There's and explanation of what it all means at the SETI Institute site:
http://www.seti.org/seti/seti_science/Welcome.html

I wonder about quite how valid it is as a lot of the values are little more than guesses.
 
the equation is rendered rather unhelpful by the fact that fl, fi, fc and L are completely unknown. it's an interesting idea but any value of N calculated is totally unreliable.

R* =The rate of formation of stars suitable for the development of intelligent life.

fp = The fraction of those stars with planetary systems.

ne = The number of planets, per solar system, with an environment suitable for life.
these we can make some kind of estimate or educated guess about - we have SOME data.

fl = The fraction of suitable planets on which life actually appears.

fi = The fraction of life bearing planets on which intelligent life emerges. For more information, please visit Dr. William Calvin's "The Drake Equation's fi"

fc = The fraction of civilizations that develop a technology that releases detectable signs of their existence into space.
these could be anything from close to 0 (only our planet in the whole universe bearing a technologically-advanced civilisation) to 1 (all suitable planets in the universe bearing a technologically-advanced civilisation). we've only examined one suitable planet in enough detail to know, making these values totally inaccurate.
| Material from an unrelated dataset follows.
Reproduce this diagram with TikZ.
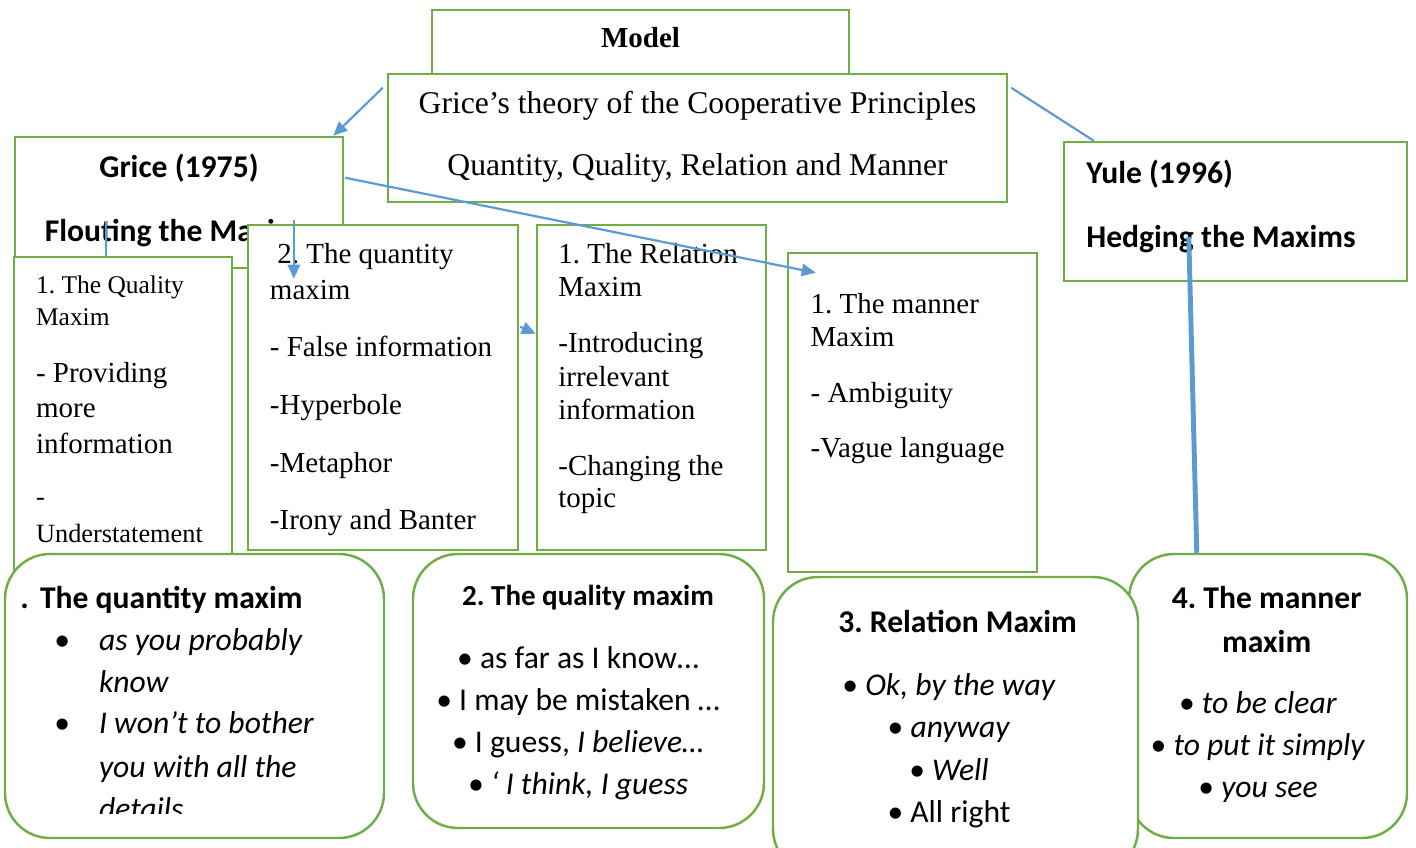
\documentclass[tikz,border=0pt]{standalone}
\usepackage{fontspec}
\setmainfont{Liberation Serif}
\newfontfamily\calibri{Carlito}
\usetikzlibrary{arrows.meta,positioning,calc,fit}
\definecolor{maxgreen}{HTML}{70AD47}
\definecolor{maxblue}{HTML}{5B9BD5}
\newcommand{\fsz}[1]{\fontsize{#1}{#1}\selectfont}
\frenchspacing

\begin{document}
\begin{tikzpicture}[x=0.02cm, y=-0.02cm,
    box/.style={draw=maxgreen, line width=1.4pt, fill=white, inner sep=0pt},
    roundbox/.style={box, rounded corners=0.9cm},
    serif/.style={inner sep=0pt, anchor=base west, font=\fsz{16.5}},
    head/.style={inner sep=0pt, anchor=base, font=\calibri\bfseries\fsz{18}},
    item/.style={inner sep=0pt, anchor=base, font=\calibri\fsz{18}},
    link/.style={draw=maxblue, line width=1.25pt},
    arrow/.style={link, -{Triangle[length=8pt, width=7pt]}}]
\useasboundingbox (0,0) rectangle (1416,848);

% model box, theory box laid over its lower half
\node[box, fit={(432,10) (849,100)}] (model) {};
\node[serif, anchor=base, font=\bfseries\fsz{16.5}] (model-t) at (640.5,48) {Model};
\node[box, fit={(388,74) (1007,202)}] (theory) {};
\node[serif, anchor=base, font=\fsz{18}] (theory-1) at (697.5,113) {Grice’s theory of the Cooperative Principles};
\node[serif, anchor=base, font=\fsz{18}] (theory-2) at (697.5,175) {Quantity, Quality, Relation and Manner};

% the two approaches
\node[box, fit={(15,137) (343,268)}] (grice) {};
\node[head] (grice-1) at (179,177) {Grice (1975)};
\node[head] (grice-2) at (179,241) {Flouting the Maxims};
\node[box, fit={(1064,142) (1407,281)}] (yule) {};
\node[head, anchor=base west] (yule-1) at (1086,183) {Yule (1996)};
\node[head, anchor=base west] (yule-2) at (1086,247) {Hedging the Maxims};

% flouting: one box per maxim
\node[box, fit={(14,257) (232,600)}] (quality) {};
\node[box, fit={(248,225) (518,550)}] (quantity) {};
\node[box, fit={(537,225) (766,550)}] (relation) {};
\node[box, fit={(788,253) (1037,572)}] (manner) {};

\foreach \y/\lbl in {293/{1. The Quality}, 325/Maxim}
  \node[serif, font=\fsz{14.5}] (quality-\y) at (35.7,\y) {\lbl};
\foreach \y/\lbl in {382/{- Providing}, 417/more, 453/information}
  \node[serif] (quality-\y) at (35.7,\y) {\lbl};
\foreach \y/\lbl in {505/-, 542/Understatement}
  \node[serif, font=\fsz{15}] (quality-\y) at (35.7,\y) {\lbl};

\node[serif] (quantity-263) at (277,263) {2. The quantity};
\foreach \y/\lbl in {299/maxim, 356/{- False information}, 414/-Hyperbole, 472/-Metaphor, 529/{-Irony and Banter}}
  \node[serif] (quantity-\y) at (269.6,\y) {\lbl};
\foreach \y/\lbl in {263/{1. The Relation}, 296/Maxim, 352/-Introducing, 386/irrelevant, 419/information, 475/{-Changing the}, 507/topic}
  \node[serif] (relation-\y) at (558,\y) {\lbl};
\foreach \y/\lbl in {313/{1. The manner}, 346/Maxim, 402/{- Ambiguity}, 457/{-Vague language}}
  \node[serif] (manner-\y) at (810.3,\y) {\lbl};

% connectors
\coordinate (split1) at (105.6,221);
\coordinate (split2) at (293.8,220);
\draw[arrow] ($(theory.north west)+(-4,15)$) -- ($(grice.north east)+(-11,0)$);
\draw[link] ($(theory.north east)+(3,15)$) -- ($(yule.north west)+(31,0)$);
\draw[arrow] ($(grice.north east)+(1,42)$) -- ($(manner.north west)+(29,21)$);
\draw[link] (split1) -- (split1 |- quality.north);
\draw[arrow] (split2) -- ($(split2 |- quantity.north)+(0,55)$);
\draw[arrow] ($(quantity.north east)+(1,103)$) -- ($(relation.north west)+(0,110)$);

% hedging: rounded boxes with the usual expressions
\node[roundbox, fit={(5,554) (384,838)}] (quantity-h) {};
\node[head, anchor=base west] (quantity-h0) at (20,608) {.\hspace{6.4pt}The quantity maxim};
\begin{scope}
  \clip (0,0) rectangle (1416,813);
  \foreach \y in {650,733}
    \node[item, anchor=base west] (dot-\y) at (54,\y) {•};
  \foreach \y/\lbl in {650/{as you probably}, 692/know, 733/{I won’t to bother}, 777/{you with all the}, 819/details}
    \node[item, anchor=base west, font=\calibri\itshape\fsz{18}] (quantity-h\y) at (98.7,\y) {\lbl};
\end{scope}

\node[roundbox, fit={(413,554) (764,828)}] (quality-h) {};
\node[head, font=\calibri\bfseries\fsz{16.5}] (quality-h0) at (588,605) {2. The quality maxim};
\node[item] (quality-h1) at (578,668) {• as far as I know…};
\node[item] (quality-h2) at (578,710) {• I may be mistaken …};
\node[item] (quality-h3) at (578,752) {• I guess, \textit{I believe…}};
\node[item, font=\calibri\itshape\fsz{18}] (quality-h4) at (578,794) {• ‘ I think, I guess};

\node[roundbox, fit={(1129,554) (1407,838)}] (manner-h) {};
\node[head] (manner-h0) at (1266.7,608) {4. The manner};
\node[head] (manner-h00) at (1266.7,652) {maxim};
\foreach \y/\lbl [count=\i] in {713/{to be clear}, 755/{to put it simply}, 797/{you see}}
  \node[item] (manner-h\i) at (1258,\y) {• \textit{\lbl}};
\draw[link, line width=2.8pt] ($(yule.north west)+(126,96)$) -- ($(manner-h.north west)+(69,0)$);

\node[roundbox, fit={(773,577) (1138,874)}] (relation-h) {};
\node[head] (relation-h0) at (957.6,632) {3. Relation Maxim};
\foreach \y/\lbl [count=\i] in {695/{Ok, by the way}, 737/anyway, 780/Well}
  \node[item] (relation-h\i) at (949,\y) {• \textit{\lbl}};
\node[item] (relation-h4) at (949,822) {• All right};
\end{tikzpicture}
\end{document}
L = The length of time such civilizations release detectable signals into space.
again, we have only ourselves as an example, and we can't even get an estimate from that. we've been releasing detectable signals into space for about 100 years but nobody has any idea when we will finish.
 
the value of fp has gone up a lot recently since the detection of the first extrasolar planets. Planets seem to be turning up every where. Also, in the current new scientist there is an article suggesting that the formation of large moons, like our own, which stabalise a planets spin may be quite common too.